This carrack painting shows us a relatively small carrack flying Portuguese flags, leading a trading fleet into the fast flowing Gironde estuary towards Bordeaux probably for the wine trade.
The carrack was one of the most influential ship designs in history, widely used by Europe’s maritime powers.
This painting is by Gordon Frickers 485 x 610 mm (19″ x 24″), Oils, Price of the original 1.450 euros
Our carrack painting shows many of the seaman like details one would have witnessed on a carrack at this time and place, how many can you spot?
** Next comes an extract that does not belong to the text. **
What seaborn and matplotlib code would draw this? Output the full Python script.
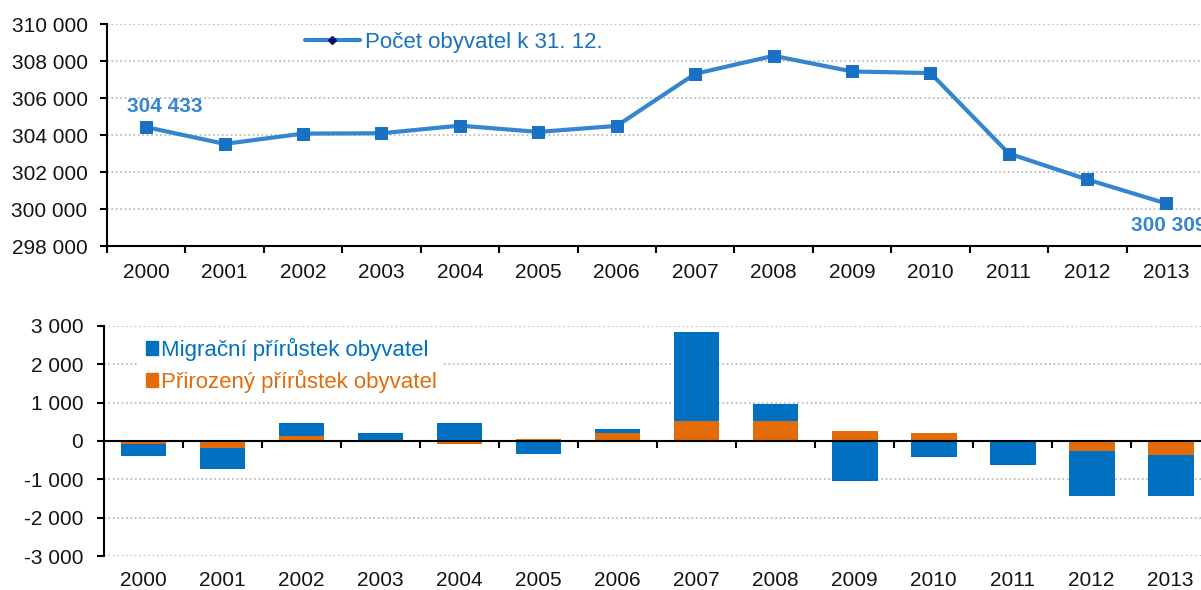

Our ship was protected by castles that housed the officers aft and about 20 guns including some to cover the waist, plus swivels.
The number of cannon on a carrack steadily increased as size and the decades passed.
The carrack had a profound influence on Arabian shipping, it’s design, sailing abilities, decoration and ability to literally shoot to pieces any Arab pirate dhow (and many tried) rash enough to attack a carrack.
A carrack or nau was a three- or four-masted sailing ship developed in the 15th century by the Portuguese for use in the Atlantic Ocean.
Carracks became widely used including by Vasco de Gama, Christopher Columbus and for much of Europe’s maritime commerce.
A Carrack had a strongly built hull with much tumblehome, a high rounded stern, large aftcastle, forecastle, bowsprit and bumkin.
A Carrack tended to be slower, bigger, carry more and was less able to sail against the wind than the caravel, but were steadier and safer, more comfortable for the crew.
Used for general commerce by the Portuguese and later by the Spanish, Carracks sailed to explore and map much of the world.
The Development of the Square-Rigged Ship: carrack to full-rigger.
The Late Middle Ages witnessed gradual improvements to the Viking roundships developing into the cog, hulk, hoy and cog style square-rigged vessels.
Those ships were widely used around Europe mostly for short sea voyages and coast hopping including in the Baltic also in the Mediterranean.
The design gradually developed into the stouter Carrack and Caravel the latter with usually smaller and with lateen sails.
These ship types were familiar to Portuguese navigators and shipwrights.
The Portuguese were propelled by a desire to find a seaway to the spice islands ( and a fortune) and to spread their religion gradually extended their explorations and trade south along Africa’s Atlantic seaboard.
By the 15th century they needed a larger and more advanced ship for their increasingly long oceanic adventures.
Gradually they developed the more robust Carrack and Caravel types for operating in both the Atlantic and Mediterranean and a more advanced form rigging that improved sailing characteristics in heavy winds and waves of the Atlantic.
Often the masts were a single spar.
The sails of the fore and mainmast were cut square, the mizzen sail was triangular.
The total sail area would have been about 4,000 square feet (370 m2).
The relatively large mainsail retained its medieval appearance with a bonnet so the yard was lowered for reefing.
Topsails appeared on Carracks but were small because thus far no one had thought to fit foot ropes so working aloft in bad weather was extremely dangerous.
Spritsail on a bowsprit, foresail and mizzen lateen completed the outfit.
Carracks and caravels were the keys with which European sailors unlocked the sea routes to the east and West Indies, the America’s and much more.
The Carrack roll of honour includes among other things:
Carracks were the first European ships to reach South America, the Caribbean, to discover and penetrate Magellen’s Passage and enter the Pacific Ocean (Great South Sea), first to explore West Africa, first to round the Cape of Good hope and enter the Arab gulfs and the Indian Ocean.
This successful rugged design was still in use as late as the early 17th century.
The galleon design gradually replaced the carrack and lead directly to the English Race Galleon favoured by men like Francis Drake and thus to the first 100 gun ship, ‘Sovereign of the Seas’ and on to Nelson’s superlative HMS Victory.